Confesión personal desde el fondo de mi corazón
ANDREA TORNIELLI
Tal como había prometido, Benedicto XVI finalmente ha hablado. Ha hablado como cristiano. Un cristiano que ahora tiene casi 95 años, que vive los últimos años de su larga vida cada vez más frágil de cuerpo, con una voz débil y una mente lúcida, y que se ha encontrado de nuevo en el centro de acusaciones y polémicas. La respuesta, breve y sentida, nace de su profunda fe. Ratzinger ha tomado el acto penitencial de la Misa diaria como punto de partida para su personal y conmovedora "confesión". Al comienzo de cada liturgia Eucarística, celebrante y fieles repiten el "mea culpa" que termina con las palabras "mi grandísima culpa". Es la conciencia de ser pecadores y, por tanto, necesitados de implorar misericordia y perdón. Es una actitud "penitencial" alejada tanto del triunfalismo que considera a la Iglesia un poder terrenal, como del estilo corporativista que reduce su vida a la organización, la estructura y las estrategias. Una actitud alejada también de la actitud generalizada de juzgar siempre a los demás y sus culpas, en lugar de cuestionarse por los propios.
Como Prefecto de la Congregación para la Doctrina de la Fe, Joseph Ratzinger libró una batalla contra los abusos del clero a principios del nuevo milenio. Como Papa, ha promulgado leyes muy duras para combatir esta abominable plaga. Pero en su carta no recuerda ni afirma nada de esto.
Los días siguientes a la publicación del informe le sirvieron para hacer un "examen de conciencia" y una "reflexión" personal sobre lo ocurrido. El Papa emérito dice que miró a los ojos "las consecuencias de una grandísima culpa" en el encuentro con aquellos que habían sido abusados, y de haber aprendido que "nosotros mismos somos arrastrados a esta grandísima culpa cuando la descuidamos o cuando no la afrontamos con la necesaria decisión y responsabilidad, como demasiadas veces ha sucedido y sucede". Expresa su "profunda vergüenza", "gran dolor" y "sincera petición de perdón" por todos los abusos y errores, incluidos los que se produjeron durante su mandato en los respectivos lugares en los que sirvió, en Alemania y Roma. Escribe, sin retirarse, que él mismo se siente interpelado por la actitud de los que todavía hoy subestiman el fenómeno, es decir, los que duermen, como los apóstoles durmieron en el Monte de los Olivos, dejando a Jesús solo para orar y sudar sangre ante el abismo del pecado. Pide a los "hermanos y hermanas" que recen por él.

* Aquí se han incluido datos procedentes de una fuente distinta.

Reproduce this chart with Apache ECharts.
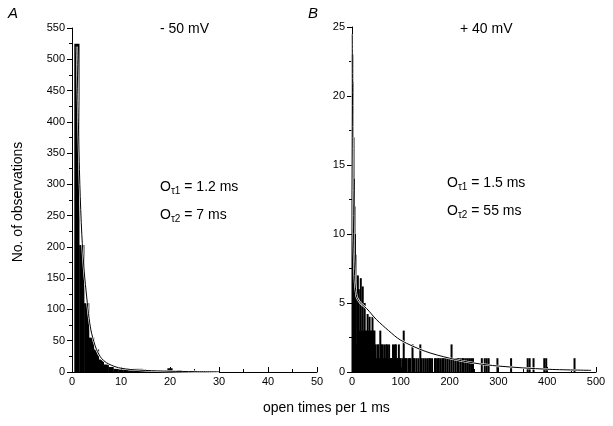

Las de Benedicto XVI en la carta son las palabras de un anciano desvalido, que intuye que se acerca el encuentro con el Dios cuyo nombre es misericordia. Son las palabras de un "humilde trabajador de la viña del Señor", que pide sinceramente perdón sin escapar a la concreción de los problemas e invita a toda la Iglesia a sentir como propia la herida sangrante de los abusos.